Unfortunately, such measures can lead to unintended consequences. In about 2012, BloombergNews published an extensive article with several former Dell employees making unflattering comments about Michael Dell’s micro-management style. The story, which included three reporter bylines, is now gone from the Web.

In a 2016 grotesque case of corporate censorship, the Austin Business Journal removed a story that questioned how a company donation may have played a role in Michael Dell receiving an award from a national environmental group. The result was more sanitized news. And then The New York Times reported in early 2018 that Michael Dell buys Twitter followers, an image-conscious tactic that celebrities use to make them appear more popular.

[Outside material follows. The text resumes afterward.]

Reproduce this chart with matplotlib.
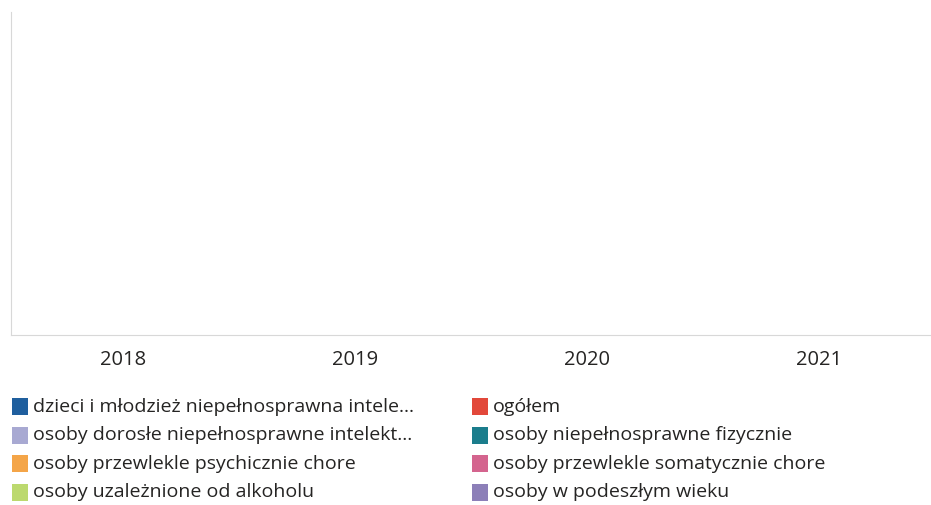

There’s more. Here in Boston, Michael Dell told a late 2017 gathering of the Boston College Chief Executives Club that his company, now called Dell Technologies, had spent $12.7 billion on research and development during the previous three years. The figure contradicted Dell’s filings with the SEC. A company spokeswoman later acknowledged that Dell was factoring in R&D spending of seven companies Dell Technologies acquired when it bought Massachusetts-based EMC Corp. in late 2016. Such incidents demonstrate how desperate Dell is to burnish its public image even when it’s at odds with reality.

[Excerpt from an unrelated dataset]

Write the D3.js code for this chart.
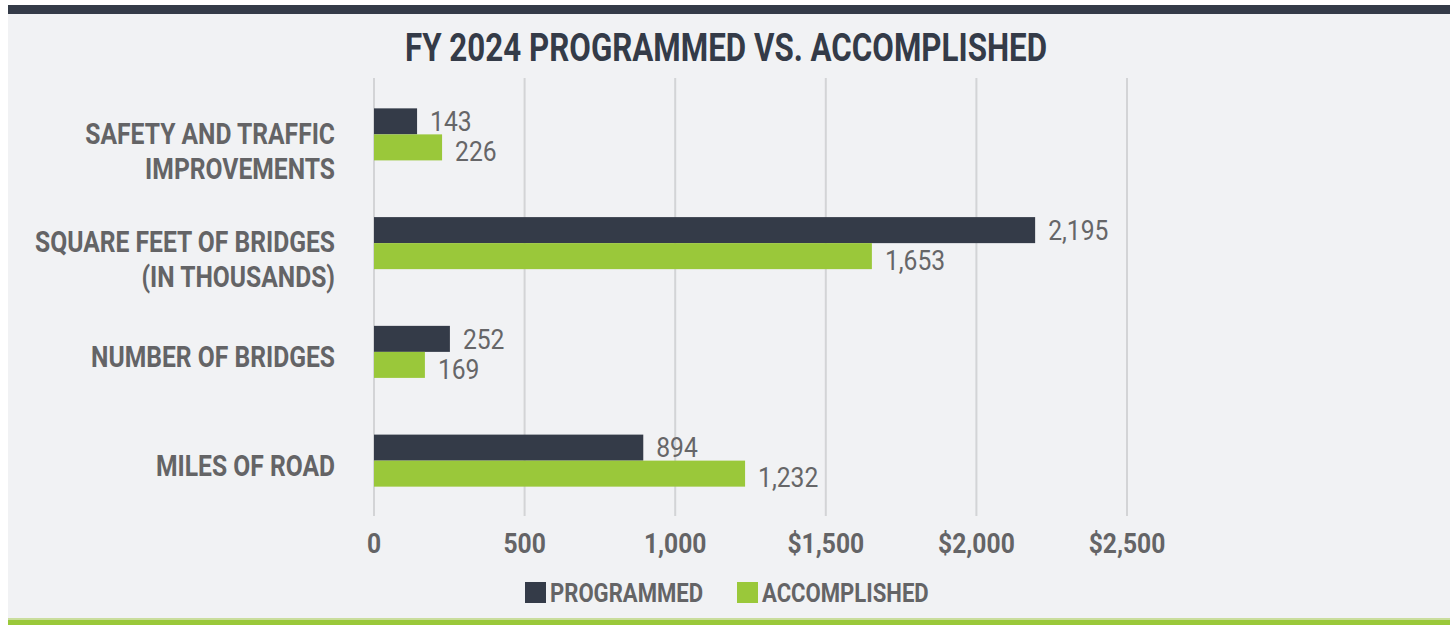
<!DOCTYPE html>
<html>
<head>
<meta charset="utf-8">
<script src="https://cdn.jsdelivr.net/npm/d3@7"></script>
<style>
  body { margin: 0; background: #ffffff; }
  svg { display: block; font-family: Roboto, "Liberation Sans", sans-serif; }
</style>
</head>
<body>
<div id="chart"></div>
<script>
// data
const categories = [
  ["SAFETY AND TRAFFIC", "IMPROVEMENTS"],
  ["SQUARE FEET OF BRIDGES", "(IN THOUSANDS)"],
  ["NUMBER OF BRIDGES"],
  ["MILES OF ROAD"]
];
const series = ["PROGRAMMED", "ACCOMPLISHED"];
const programmed = [143, 2195, 252, 894];
const accomplished = [226, 1653, 169, 1232];
const tickValues = [0, 500, 1000, 1500, 2000, 2500];
const tickLabels = ["0", "500", "1,000", "$1,500", "$2,000", "$2,500"];
const title = "FY 2024 PROGRAMMED VS. ACCOMPLISHED";

const W = 1450, H = 625;
const colors = { PROGRAMMED: "#343b48", ACCOMPLISHED: "#9ac83a" };
const textGray = "#646466";

const svg = d3.select("#chart").append("svg")
  .attr("width", W).attr("height", H);

// panel background + frame bars
svg.append("rect").attr("x", 8).attr("y", 0).attr("width", W - 8).attr("height", H).attr("fill", "#f1f2f4");
svg.append("rect").attr("x", 8).attr("y", 0).attr("width", W - 8).attr("height", 5).attr("fill", "#ffffff");
svg.append("rect").attr("x", 8).attr("y", 5).attr("width", W - 8).attr("height", 9).attr("fill", "#343b48");
svg.append("rect").attr("x", 8).attr("y", 618).attr("width", W - 8).attr("height", 2).attr("fill", "#c9dd9c");
svg.append("rect").attr("x", 8).attr("y", 620).attr("width", W - 8).attr("height", 5).attr("fill", "#9ac83a");

// condensed text helper (no condensed web font available)
function condText(g, x, y, str, opts) {
  return g.append("text")
    .attr("transform", `translate(${x},${y}) scale(${opts.sx},1)`)
    .attr("text-anchor", opts.anchor || "start")
    .attr("dy", opts.dy || "0.35em")
    .style("font-size", opts.size + "px")
    .style("font-weight", opts.weight || 700)
    .attr("fill", opts.fill || textGray)
    .text(str);
}

// title
svg.append("text")
  .attr("x", 405).attr("y", 61)
  .attr("textLength", 642).attr("lengthAdjust", "spacingAndGlyphs")
  .style("font-size", "39px").style("font-weight", 700)
  .attr("fill", "#343b48")
  .text(title);

const x = d3.scaleLinear().domain([0, 2500]).range([374, 1127]);
const y0 = d3.scaleBand().domain(d3.range(categories.length)).range([80, 515]).padding(0);
const y1 = d3.scaleBand().domain(series).range([0, y0.bandwidth()]).paddingInner(0).paddingOuter(1.09);

// gridlines
svg.append("g").selectAll("line").data(tickValues).join("line")
  .attr("x1", d => x(d)).attr("x2", d => x(d))
  .attr("y1", 78).attr("y2", 516)
  .attr("stroke", "#d3d4d6").attr("stroke-width", 2);

// tick labels
tickValues.forEach((v, i) => {
  condText(svg, x(v), 543, tickLabels[i], { sx: 0.88, size: 28, anchor: "middle" });
});

// category labels
categories.forEach((lines, i) => {
  const cy = y0(i) + y0.bandwidth() / 2;
  lines.forEach((ln, j) => {
    const yy = cy + 5 + j * 35 - (lines.length - 1) * 6;
    condText(svg, 335, yy, ln, { sx: 0.85, size: 29, anchor: "end" });
  });
});

// bars
const rows = categories.map((c, i) => ({ i, values: [
  { key: "PROGRAMMED", value: programmed[i] },
  { key: "ACCOMPLISHED", value: accomplished[i] }
]}));

const grp = svg.append("g").selectAll("g").data(rows).join("g")
  .attr("transform", d => `translate(0,${y0(d.i)})`);

grp.selectAll("rect").data(d => d.values).join("rect")
  .attr("x", x(0))
  .attr("y", d => y1(d.key))
  .attr("height", y1.bandwidth())
  .attr("width", d => x(d.value) - x(0))
  .attr("fill", d => colors[d.key]);

grp.each(function(d) {
  const g = d3.select(this);
  d.values.forEach(v => {
    const off = v.key === "ACCOMPLISHED" ? 4 : 0;
    condText(g, x(v.value) + 13, y1(v.key) + y1.bandwidth() / 2 + off, d3.format(",")(v.value),
      { sx: 0.88, size: 28, weight: 400, fill: "#666668" });
  });
});

// legend
const legend = svg.append("g");
const legendX = [525, 737];
series.forEach((s, i) => {
  legend.append("rect").attr("x", legendX[i]).attr("y", 582).attr("width", 21).attr("height", 21).attr("fill", colors[s]);
  condText(legend, legendX[i] + 25, 593, s, { sx: 0.85, size: 26 });
});
</script>
</body>
</html>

Dell Technologies Inc. CEO Michael Dell in Davos. By World Economic Forum/ Christian Clavadetscher


The marginal tax question seemed to arise unexpectedly at the conference in Davos. Dell claimed that raising the tax rate for the ultra rich to 70 percent tax rate versus the current top limit of 37 percent would be bad for the country. This time, his effort to spin the truth like Intel rebates was readily apparent.

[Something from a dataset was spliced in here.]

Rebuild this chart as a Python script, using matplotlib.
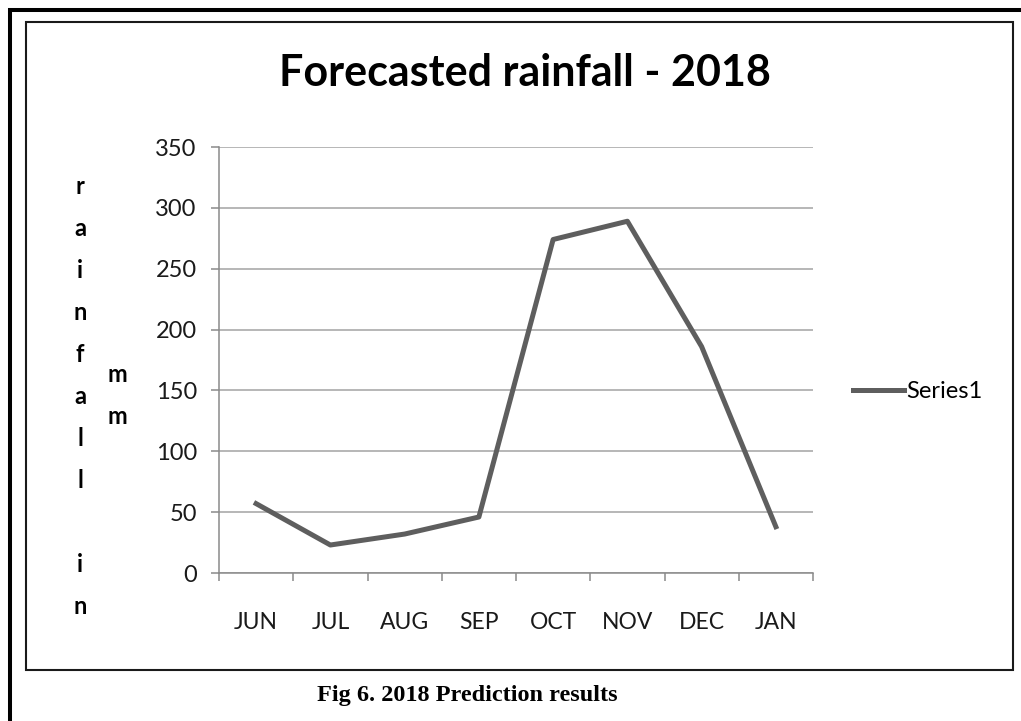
import matplotlib

matplotlib.use("Agg")
import matplotlib.pyplot as plt
from matplotlib.patches import Rectangle

plt.rcParams["font.family"] = ["Lato", "DejaVu Sans"]

# forecast values (mm)
months = ["JUN", "JUL", "AUG", "SEP", "OCT", "NOV", "DEC", "JAN"]
rainfall = [57, 23, 32, 46, 274, 289, 186, 38]
y_ticks = [0, 50, 100, 150, 200, 250, 300, 350]
series_name = "Series1"

W, H = 1021, 721
fig = plt.figure(figsize=(W / 100, H / 100), dpi=100)

# outer page frame (runs off the right and bottom edge) and inner chart box
fig.add_artist(Rectangle((10 / W, -0.1), 1.2, 1.1 - 9.5 / H, transform=fig.transFigure,
                         fill=False, lw=2.9, ec="black", clip_on=False))
fig.add_artist(Rectangle((26 / W, 1 - 669.5 / H), (1013 - 26) / W, (669.5 - 22) / H,
                         transform=fig.transFigure, fill=False, lw=1.5, ec="#1a1a1a"))

ax = fig.add_axes([219 / W, 1 - 573 / H, (813 - 219) / W, (573 - 147) / H])
x = list(range(len(months)))
line, = ax.plot(x, rainfall, color="#5e5e5e", lw=3.6, label=series_name)

ax.set_xlim(-0.5, len(months) - 0.5)
ax.set_ylim(0, 350)
ax.set_yticks(y_ticks)
ax.set_xticks(x)
ax.set_xticklabels(months)
ax.set_xticks([i - 0.5 for i in range(len(months) + 1)], minor=True)

ax.grid(axis="y", color="#a3a3a3", lw=1.1)
ax.set_axisbelow(True)
for s in ["top", "right"]:
    ax.spines[s].set_visible(False)
for s in ["left", "bottom"]:
    ax.spines[s].set_color("#8a8a8a")
    ax.spines[s].set_linewidth(1.1)

ax.tick_params(axis="y", length=6, width=1.1, color="#8a8a8a", labelsize=17, pad=10,
               labelcolor="#1a1a1a")
ax.tick_params(axis="x", which="major", length=0, labelsize=16.5, pad=28, labelcolor="#1a1a1a")
ax.tick_params(axis="x", which="minor", length=6, width=1.1, color="#8a8a8a")

fig.text(525 / W, 1 - 73 / H, "Forecasted rainfall - 2018", ha="center", va="center",
         fontsize=31, fontweight="bold")

fig.text(80 / W, 1 - 396 / H, "r\na\ni\nn\nf\na\nl\nl\n\ni\nn", ha="center", va="center",
         ma="center", fontsize=17, fontweight="bold", linespacing=2.0)
fig.text(117 / W, 1 - 396 / H, "m\nm", ha="center", va="center", ma="center",
         fontsize=17, fontweight="bold", linespacing=2.0)

fig.legend(handles=[line], loc="center left", bbox_to_anchor=(853 / W, 1 - 392 / H),
           bbox_transform=fig.transFigure, frameon=False, fontsize=17, handlelength=2.15,
           handletextpad=0.12, borderpad=0, borderaxespad=0)

fig.text(467 / W, 1 - 695 / H, "Fig 6. 2018 Prediction results", ha="center", va="center",
         fontsize=17.5, fontweight="bold", family="Liberation Serif")

fig.savefig("out.png", dpi=100)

“No, I am not supportive of that, and I don’t think it would help the growth of the U.S. economy,” Dell asked the moderator. “Name a country where that’s worked, ever.”

Erik Brynjolfsson, director of the MIT Center for Digital Business and seated to Dell’s immediate left, was quick to respond. He said it actually worked quite well in the United States from the 1930s through the 1960s. That’s when the nation’s economy thrived under an average tax rate of 70 percent.

“I don’t have a strong opinion on that proposal, the devil is in the details” said Brynjolfsson who is also a professor at MIT’s prestigious Sloan School of Management. “But I think there’s a lot of economics that suggest that it’s not necessarily going to hurt growth.”

Dell had no immediate response for Brynjolfsson. But his dismissive comments about tax reform gained international media attention. Ironically, Dell took to Twitter in an effort to save face. In a humble brag he indicated that his lack of understanding was due to the noble founding of a computer company while a student at the University of Texas.

“Maybe if I hadn’t dropped out @UTAustin at 19 to start @Dell I would have learned more about history of taxes + probably many other things I missed along the way,” he tweeted. “I certainly have much to learn but I have no regrets about my life journey.”